Silence is an unreasonable refusal to engage in ADR

The Court of Appeal has decided that a failure to respond to a reasoned invitation to mediate an ongoing dispute is unreasonable, regardless of whether there were good reasons to refuse to mediate. Silence is not an acceptable response and parties must actively engage in attempts to settle their disputes without recourse to court proceedings.


Over 9 years ago, in the case of Halsey v Milton Keynes General NHS Trust [2004] 1 WLR 3002, the English Court of Appeal established that the court may use its discretion to depart from the usual rule that the successful party should recover its costs if it can be shown that the successful party refused to engage in ADR, and that refusal was unreasonable. That judgment laid down a number of factors to be taken into account in deciding whether refusal was unreasonable:

  • the nature of the dispute
  • the merits of the case
  • the extent to which other settlement methods have been attempted
  • whether the costs of ADR would be disproportionately high
  • whether any delay in setting up and attending ADR would have been prejudicial
  • whether ADR had a reasonable prospect of success.

The Halsey guidelines have since been applied in numerous cases, many of them focussing on the reasonableness of refusing to mediate in the particular circumstances of a dispute.

In the recent case of PGF II SA v OMFS Company 1 Ltd [2013] EWCA Civ 1288, the defendant was in a position to recover a substantial amount of costs as the claimant had accepted the defendant’s Part 36 offer of settlement just before trial. Earlier in the case, the claimant had made a serious and carefully formulated written invitation to mediate which had been met with complete silence. Even when the offer was repeated a few months later it elicited no more than a holding response. At first instance, the trial judge held that the defendant had unreasonably refused to mediate, and deprived the defendant of the costs to which it might otherwise have been entitled.

Appeal decision

The defendant appealed, arguing that silence was not a refusal, and even if it were, the circumstances of the case, viewed objectively, would show that a refusal was justified. The Court of Appeal disagreed, holding that the Halsey principles should be extended to include a general rule that silence in the face of an invitation to participate in ADR is, of itself, unreasonable.

Lord Justice Briggs, giving the main judgment of the Court, pointed out that mediation now had an established track record of providing an effective alternative mechanism for resolving disputes. Earlier court decisions had indicated that what was required of parties was an active engagement in the process of seeking an alternative means of resolution. Active engagement is also recommended by the Jackson ADR Handbook, published as an adjunct of the recent civil justice reforms at the express request of Lord Justice Jackson.

Briggs LJ also highlighted two practical reasons why parties should respond to mediation invitations.
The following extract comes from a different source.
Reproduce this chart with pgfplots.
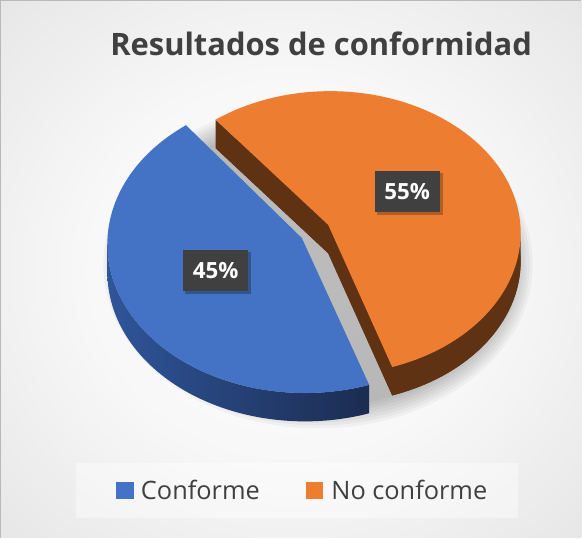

If the responding party genuinely believes it has good reasons for refusing to mediate, then setting these reasons out clearly at the time will enable the court at a later date to assess the reasonableness of a refusal on the basis of the party’s actual perceptions, rather than arguments made with the benefit of hindsight. Case law clearly shows that the court will regard refusals to mediate as reasonable in the right circumstances, for instance where a party believes that the mediation will not be successful (see Swain Mason v Mills & Reeve (a firm) [2012] EWCA Civ 498). If, on the other hand, a party’s perceptions are misplaced, then a proper response setting out their concerns would give the other party a chance to correct the misconceptions and overcome any perceived difficulties.


The defendant had been deprived of all of its costs. This was considered harsh, but the Court of Appeal let the sanction stand as a lesson to others of the risks of silence, and of failing to engage.


The ‘Jackson’ civil justice reforms in April 2013 included no rule changes that specifically mentioned ADR or mediation. It remains the case that the court can only encourage parties and not compel them to use alternative means to resolve their disputes.

However, the central thrust of the reforms, as reflected in the changes to the Overriding Objective in CPR 1.1, is to increase the importance of resolving cases at a proportionate cost and using only an appropriate share of the court’s resources. New costs management powers will enable the court to highlight at an early stage those cases that cannot be dealt with cost effectively within the court system, and this is bound to lead to more robust encouragement to try ADR.

The new culture is likely to see parties who fail to engage in a meaningful and constructive manner with invitations to explore ADR being scrutinised very closely when it comes to the award of costs, and the sanctions handed out for unreasonable refusals being more severe than in the past.